**What to do**
Exclude the pictures, then repeat the remaining data exactly.

:: Information provided ::

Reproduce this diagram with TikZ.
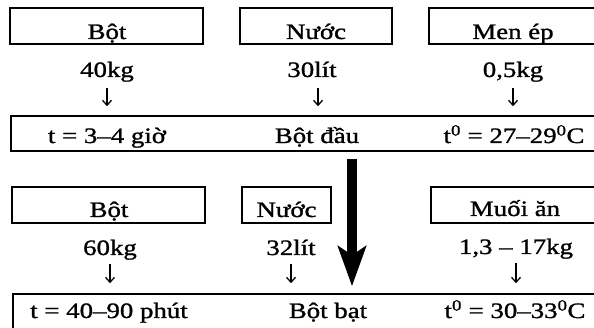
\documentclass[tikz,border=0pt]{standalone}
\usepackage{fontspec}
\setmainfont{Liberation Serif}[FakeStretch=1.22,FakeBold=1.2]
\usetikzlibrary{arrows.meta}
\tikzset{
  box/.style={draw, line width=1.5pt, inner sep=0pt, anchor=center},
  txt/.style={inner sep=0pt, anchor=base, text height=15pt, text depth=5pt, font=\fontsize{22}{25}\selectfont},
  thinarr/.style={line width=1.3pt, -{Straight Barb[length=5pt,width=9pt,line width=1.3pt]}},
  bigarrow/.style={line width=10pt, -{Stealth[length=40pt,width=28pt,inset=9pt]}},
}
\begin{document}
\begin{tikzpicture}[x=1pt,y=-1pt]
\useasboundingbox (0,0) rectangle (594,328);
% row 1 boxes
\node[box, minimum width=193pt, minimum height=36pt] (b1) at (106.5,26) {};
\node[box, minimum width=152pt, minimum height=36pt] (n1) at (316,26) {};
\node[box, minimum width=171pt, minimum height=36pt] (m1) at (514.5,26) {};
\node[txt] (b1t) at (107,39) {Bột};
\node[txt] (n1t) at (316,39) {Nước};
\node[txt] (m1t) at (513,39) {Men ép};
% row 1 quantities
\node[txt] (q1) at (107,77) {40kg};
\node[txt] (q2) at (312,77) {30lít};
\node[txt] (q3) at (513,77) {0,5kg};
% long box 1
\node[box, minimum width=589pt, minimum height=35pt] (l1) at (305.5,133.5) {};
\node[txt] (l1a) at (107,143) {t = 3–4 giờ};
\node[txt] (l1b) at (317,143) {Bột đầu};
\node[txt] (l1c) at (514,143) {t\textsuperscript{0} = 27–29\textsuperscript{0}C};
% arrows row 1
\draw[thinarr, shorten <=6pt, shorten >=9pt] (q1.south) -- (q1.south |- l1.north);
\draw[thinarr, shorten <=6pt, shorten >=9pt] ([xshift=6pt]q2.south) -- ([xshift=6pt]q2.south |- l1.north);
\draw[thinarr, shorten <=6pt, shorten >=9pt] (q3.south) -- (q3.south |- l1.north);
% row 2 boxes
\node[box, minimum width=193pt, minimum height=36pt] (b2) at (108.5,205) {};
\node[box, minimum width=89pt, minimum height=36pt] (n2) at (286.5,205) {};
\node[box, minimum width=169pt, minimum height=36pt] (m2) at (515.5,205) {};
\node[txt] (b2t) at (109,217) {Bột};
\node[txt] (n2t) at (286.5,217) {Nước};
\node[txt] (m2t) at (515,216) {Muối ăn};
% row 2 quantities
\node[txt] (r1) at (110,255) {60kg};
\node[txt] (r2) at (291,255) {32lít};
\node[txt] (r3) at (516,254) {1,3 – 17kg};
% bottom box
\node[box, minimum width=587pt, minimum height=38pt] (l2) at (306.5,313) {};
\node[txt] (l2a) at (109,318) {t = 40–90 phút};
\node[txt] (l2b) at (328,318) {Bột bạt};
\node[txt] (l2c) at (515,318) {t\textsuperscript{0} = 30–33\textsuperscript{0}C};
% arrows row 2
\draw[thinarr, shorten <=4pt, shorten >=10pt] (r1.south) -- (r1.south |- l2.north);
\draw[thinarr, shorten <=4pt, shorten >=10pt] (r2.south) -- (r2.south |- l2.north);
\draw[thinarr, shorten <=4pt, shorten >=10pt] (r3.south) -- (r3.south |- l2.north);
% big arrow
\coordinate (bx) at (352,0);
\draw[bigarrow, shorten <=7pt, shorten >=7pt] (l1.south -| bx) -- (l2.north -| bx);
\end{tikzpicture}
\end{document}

:::

**Solution for this exercise**
Reproduce this diagram with TikZ.
\documentclass[tikz,border=0pt]{standalone}
\usepackage{fontspec}
\setmainfont{Liberation Serif}[FakeStretch=1.22,FakeBold=1.2]
\usetikzlibrary{arrows.meta}
\tikzset{
  box/.style={draw, line width=1.5pt, inner sep=0pt, anchor=center},
  txt/.style={inner sep=0pt, anchor=base, text height=15pt, text depth=5pt, font=\fontsize{22}{25}\selectfont},
  thinarr/.style={line width=1.3pt, -{Straight Barb[length=5pt,width=9pt,line width=1.3pt]}},
  bigarrow/.style={line width=10pt, -{Stealth[length=40pt,width=28pt,inset=9pt]}},
}
\begin{document}
\begin{tikzpicture}[x=1pt,y=-1pt]
\useasboundingbox (0,0) rectangle (594,328);
% row 1 boxes
\node[box, minimum width=193pt, minimum height=36pt] (b1) at (106.5,26) {};
\node[box, minimum width=152pt, minimum height=36pt] (n1) at (316,26) {};
\node[box, minimum width=171pt, minimum height=36pt] (m1) at (514.5,26) {};
\node[txt] (b1t) at (107,39) {Bột};
\node[txt] (n1t) at (316,39) {Nước};
\node[txt] (m1t) at (513,39) {Men ép};
% row 1 quantities
\node[txt] (q1) at (107,77) {40kg};
\node[txt] (q2) at (312,77) {30lít};
\node[txt] (q3) at (513,77) {0,5kg};
% long box 1
\node[box, minimum width=589pt, minimum height=35pt] (l1) at (305.5,133.5) {};
\node[txt] (l1a) at (107,143) {t = 3–4 giờ};
\node[txt] (l1b) at (317,143) {Bột đầu};
\node[txt] (l1c) at (514,143) {t\textsuperscript{0} = 27–29\textsuperscript{0}C};
% arrows row 1
\draw[thinarr, shorten <=6pt, shorten >=9pt] (q1.south) -- (q1.south |- l1.north);
\draw[thinarr, shorten <=6pt, shorten >=9pt] ([xshift=6pt]q2.south) -- ([xshift=6pt]q2.south |- l1.north);
\draw[thinarr, shorten <=6pt, shorten >=9pt] (q3.south) -- (q3.south |- l1.north);
% row 2 boxes
\node[box, minimum width=193pt, minimum height=36pt] (b2) at (108.5,205) {};
\node[box, minimum width=89pt, minimum height=36pt] (n2) at (286.5,205) {};
\node[box, minimum width=169pt, minimum height=36pt] (m2) at (515.5,205) {};
\node[txt] (b2t) at (109,217) {Bột};
\node[txt] (n2t) at (286.5,217) {Nước};
\node[txt] (m2t) at (515,216) {Muối ăn};
% row 2 quantities
\node[txt] (r1) at (110,255) {60kg};
\node[txt] (r2) at (291,255) {32lít};
\node[txt] (r3) at (516,254) {1,3 – 17kg};
% bottom box
\node[box, minimum width=587pt, minimum height=38pt] (l2) at (306.5,313) {};
\node[txt] (l2a) at (109,318) {t = 40–90 phút};
\node[txt] (l2b) at (328,318) {Bột bạt};
\node[txt] (l2c) at (515,318) {t\textsuperscript{0} = 30–33\textsuperscript{0}C};
% arrows row 2
\draw[thinarr, shorten <=4pt, shorten >=10pt] (r1.south) -- (r1.south |- l2.north);
\draw[thinarr, shorten <=4pt, shorten >=10pt] (r2.south) -- (r2.south |- l2.north);
\draw[thinarr, shorten <=4pt, shorten >=10pt] (r3.south) -- (r3.south |- l2.north);
% big arrow
\coordinate (bx) at (352,0);
\draw[bigarrow, shorten <=7pt, shorten >=7pt] (l1.south -| bx) -- (l2.north -| bx);
\end{tikzpicture}
\end{document}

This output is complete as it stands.